The creators decided an innocent character would be featured in each episode, giving the audience someone with whom to identify. Despite many changes over four seasons, "innocents" remained a constant — from a suburban housewife in the pilot, "The Vulcan Affair" (film version: To Trap a Spy) to those kidnapped in the final episode, "The Seven Wonders of the World Affair".
TV SERIES: Girl from U.N.C.L.E.[]
The series was popular enough to generate a spin-off series, The Girl from U.N.C.L.E. The "girl" was first introduced during "The Moonglow Affair" (February 25, 1966) an episode of The Man From U.N.C.L.E. and was then played by Mary Ann Mobley.
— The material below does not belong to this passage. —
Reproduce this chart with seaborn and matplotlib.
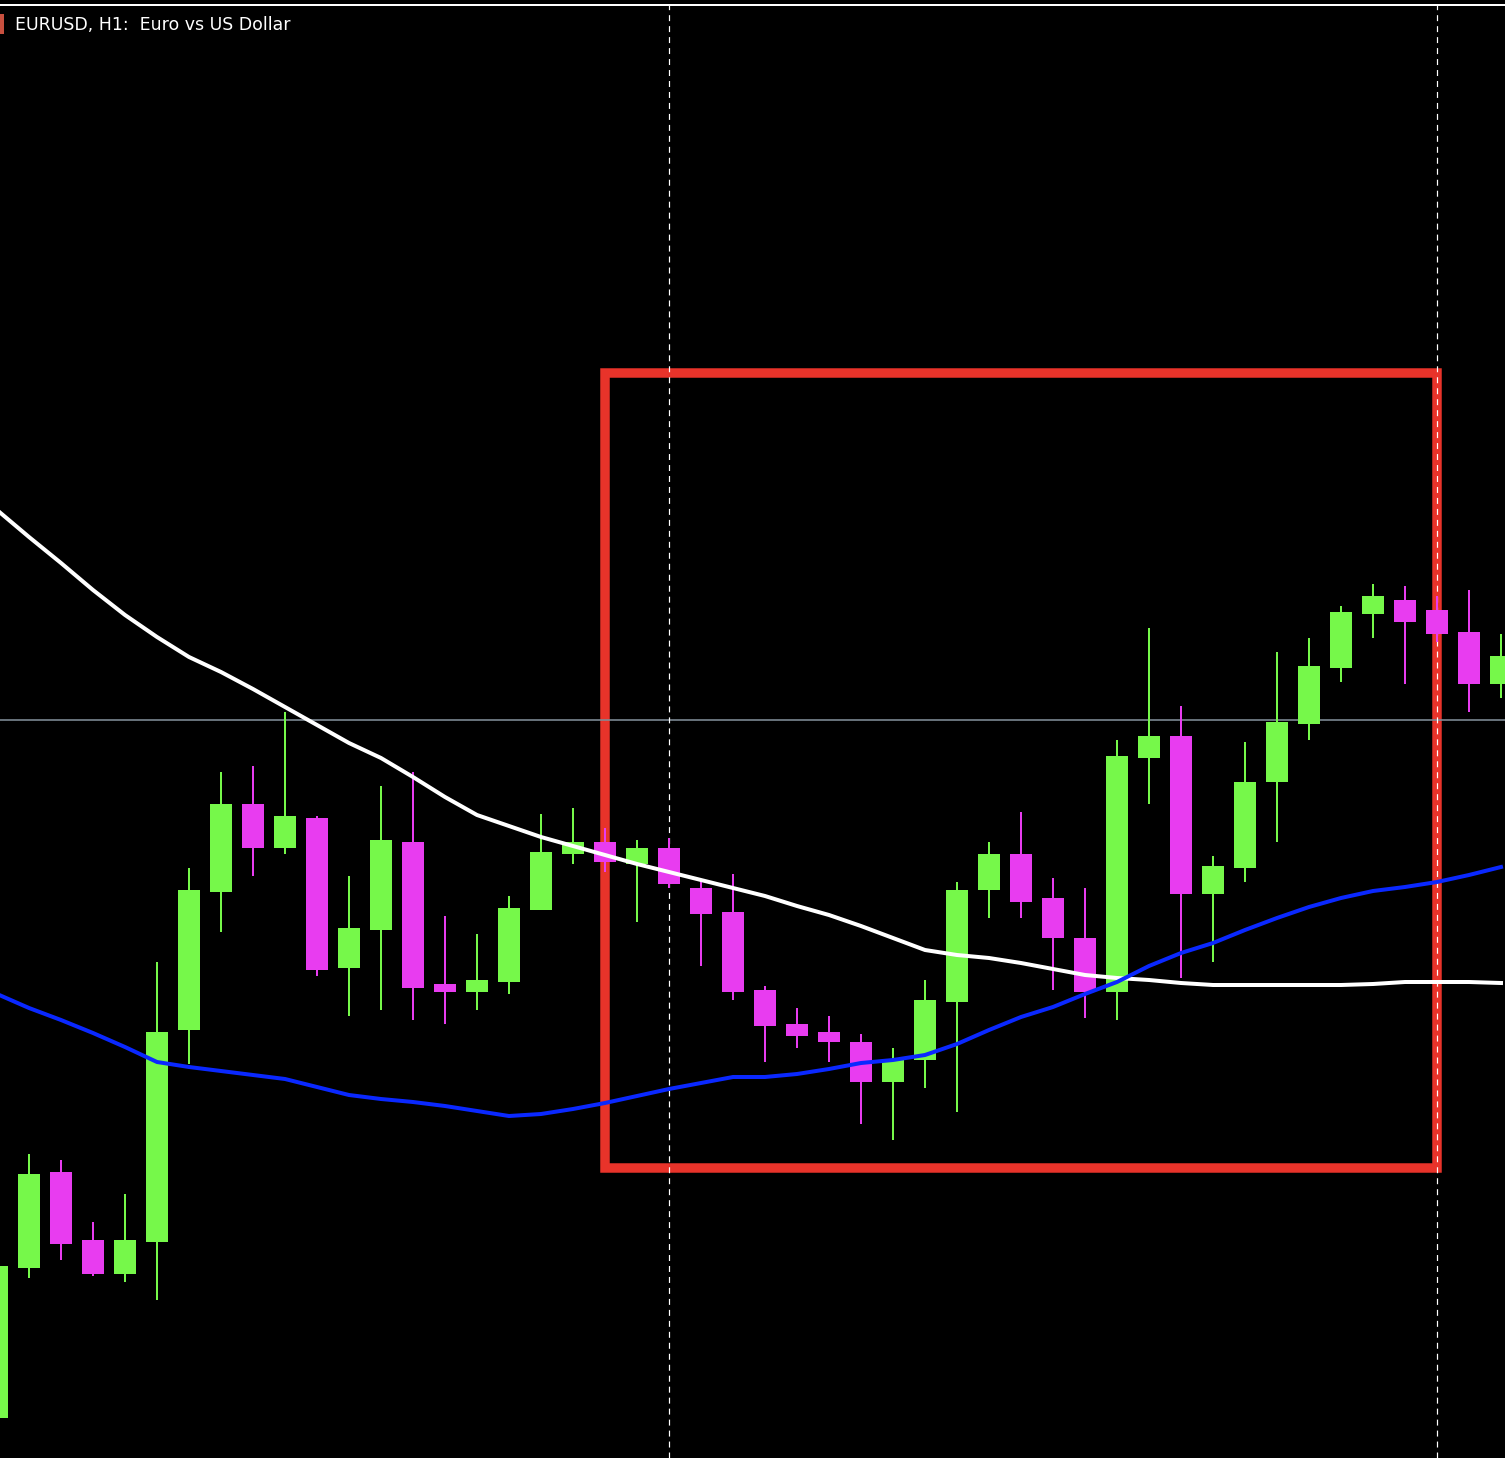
import numpy as np
import pandas as pd
import matplotlib
matplotlib.use("Agg")
import matplotlib.pyplot as plt
import seaborn as sns
from matplotlib.patches import Rectangle

# ---------------- data (EURUSD H1) ----------------
opens = [1.07802, 1.07952, 1.08048, 1.07980, 1.07946, 1.07978, 1.08190, 1.08328, 1.08416, 1.08372,
         1.08402, 1.08252, 1.08290, 1.08378, 1.08236, 1.08228, 1.08238, 1.08310, 1.08366, 1.08378,
         1.08356, 1.08372, 1.08332, 1.08308, 1.08230, 1.08196, 1.08188, 1.08178, 1.08138, 1.08160,
         1.08218, 1.08330, 1.08366, 1.08322, 1.08282, 1.08228, 1.08462, 1.08484, 1.08326, 1.08352,
         1.08438, 1.08496, 1.08552, 1.08606, 1.08620, 1.08610, 1.08588, 1.08536]
highs = [1.07958, 1.08066, 1.08060, 1.07998, 1.08026, 1.08258, 1.08352, 1.08448, 1.08454, 1.08508,
         1.08404, 1.08344, 1.08434, 1.08448, 1.08304, 1.08286, 1.08324, 1.08406, 1.08412, 1.08392,
         1.08380, 1.08382, 1.08340, 1.08346, 1.08234, 1.08212, 1.08204, 1.08186, 1.08172, 1.08240,
         1.08338, 1.08378, 1.08408, 1.08342, 1.08332, 1.08480, 1.08592, 1.08514, 1.08364, 1.08478,
         1.08568, 1.08582, 1.08614, 1.08636, 1.08634, 1.08624, 1.08630, 1.08586]
lows = [1.07795, 1.07942, 1.07960, 1.07944, 1.07938, 1.07920, 1.08156, 1.08288, 1.08344, 1.08366,
        1.08244, 1.08204, 1.08210, 1.08200, 1.08196, 1.08210, 1.08226, 1.08310, 1.08356, 1.08348,
        1.08298, 1.08332, 1.08254, 1.08220, 1.08158, 1.08172, 1.08158, 1.08096, 1.08080, 1.08132,
        1.08108, 1.08302, 1.08302, 1.08230, 1.08202, 1.08200, 1.08416, 1.08242, 1.08258, 1.08338,
        1.08378, 1.08480, 1.08538, 1.08582, 1.08536, 1.08578, 1.08508, 1.08522]
closes = [1.07954, 1.08046, 1.07976, 1.07946, 1.07980, 1.08188, 1.08330, 1.08416, 1.08372, 1.08404,
          1.08250, 1.08292, 1.08380, 1.08232, 1.08228, 1.08240, 1.08312, 1.08368, 1.08378, 1.08358,
          1.08372, 1.08336, 1.08306, 1.08228, 1.08194, 1.08184, 1.08178, 1.08138, 1.08160, 1.08220,
          1.08330, 1.08366, 1.08318, 1.08282, 1.08228, 1.08464, 1.08484, 1.08326, 1.08354, 1.08438,
          1.08498, 1.08554, 1.08608, 1.08624, 1.08598, 1.08586, 1.08536, 1.08564]
ma_slow = [1.08710, 1.08683, 1.08657, 1.08630, 1.08605, 1.08583, 1.08563, 1.08548, 1.08531, 1.08513,
           1.08495, 1.08477, 1.08462, 1.08443, 1.08423, 1.08405, 1.08394, 1.08383, 1.08374, 1.08365,
           1.08356, 1.08348, 1.08340, 1.08332, 1.08324, 1.08314, 1.08305, 1.08294, 1.08282, 1.08270,
           1.08265, 1.08262, 1.08257, 1.08251, 1.08245, 1.08242, 1.08240, 1.08237, 1.08235, 1.08235,
           1.08235, 1.08235, 1.08235, 1.08236, 1.08238, 1.08238, 1.08238, 1.08237]
ma_fast = [1.08226, 1.08212, 1.08200, 1.08187, 1.08173, 1.08158, 1.08153, 1.08149, 1.08145, 1.08141,
           1.08133, 1.08125, 1.08121, 1.08118, 1.08114, 1.08109, 1.08104, 1.08106, 1.08111, 1.08117,
           1.08124, 1.08131, 1.08137, 1.08143, 1.08143, 1.08146, 1.08151, 1.08157, 1.08160, 1.08165,
           1.08176, 1.08190, 1.08203, 1.08213, 1.08226, 1.08238, 1.08254, 1.08267, 1.08277, 1.08290,
           1.08302, 1.08313, 1.08322, 1.08329, 1.08333, 1.08338, 1.08345, 1.08353]
bid_price = 1.08500
box_start, box_end = 19, 45
box_low, box_high = 1.08052, 1.08847
vlines_at = [21, 45]
title = "EURUSD, H1:  Euro vs US Dollar"

# ---------------- styling ----------------
UP = "#76F84A"
DOWN = "#E83CF0"
PX = 72 / 100  # points per pixel

fig = plt.figure(figsize=(15.05, 14.58), dpi=100, facecolor="black")
ax = fig.add_axes([0, 0, 1, 1])
ax.set_facecolor("black")
sns.despine(ax=ax, left=True, bottom=True)
plt.rcParams["lines.scale_dashes"] = False

df = pd.DataFrame({"bar": np.arange(len(opens)), "open": opens, "high": highs,
                   "low": lows, "close": closes, "slow": ma_slow, "fast": ma_fast})
up = df["close"] >= df["open"]
cols = np.where(up, UP, DOWN)

# rectangle (zone)
ax.add_patch(Rectangle((box_start, box_low), box_end - box_start, box_high - box_low,
                       fill=False, edgecolor="#E8332A", linewidth=9.5 * PX, zorder=1))
# bid line
ax.axhline(bid_price, color="#808C98", linewidth=1.6 * PX, zorder=1.2)
# period separators
for v in vlines_at:
    ax.axvline(v, color="white", linewidth=1.2 * PX, dashes=(4.3, 3.6), zorder=1.5)

# candles
ax.vlines(df["bar"], df["low"], df["high"], colors=cols, linewidth=2 * PX, zorder=2)
body_bottom = np.minimum(df["open"], df["close"])
body_h = np.abs(df["close"] - df["open"])
ax.bar(df["bar"], body_h, bottom=body_bottom, width=22 / 32, color=cols, linewidth=0, zorder=2.1)

# moving averages
sns.lineplot(data=df, x="bar", y="slow", ax=ax, color="white", linewidth=4 * PX, zorder=3)
sns.lineplot(data=df, x="bar", y="fast", ax=ax, color="#0A28FF", linewidth=4 * PX, zorder=3)

# window top border
ax.axhline(1.09215, color="white", linewidth=2 * PX, zorder=4)

ax.set_xlim(3 / 32, 1508 / 32)
ax.set_ylim(1.07762, 1.09220)
ax.set_xticks([])
ax.set_yticks([])
ax.set_xlabel("")
ax.set_ylabel("")

# title + icon
ax.text(15 / 1505, 1 - 25 / 1458, title, transform=ax.transAxes, color="white",
        fontsize=12.5, family="DejaVu Sans", va="center", ha="left", zorder=5)
ax.add_patch(Rectangle((0, 1 - 34 / 1458), 4 / 1505, 20 / 1458, transform=ax.transAxes,
                       facecolor="#C8503F", edgecolor="none", zorder=5))

fig.savefig("out.png", dpi=100, facecolor="black")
The Girl from U.N.C.L.E. spin-off series ran for one season, starring Stefanie Powers as agent "April Dancer", a character name credited to Ian Fleming, and Noel Harrison as agent Mark Slate. There was some crossover between the two shows, and Leo G. Carroll played Mr. Waverly in both programs, becoming the second actor in American television to star as the same character in two separate series. (The first had been Frank Cady, who played general store owner Sam Drucker on Petticoat Junction, Green Acres, and The Beverly Hillbillies.)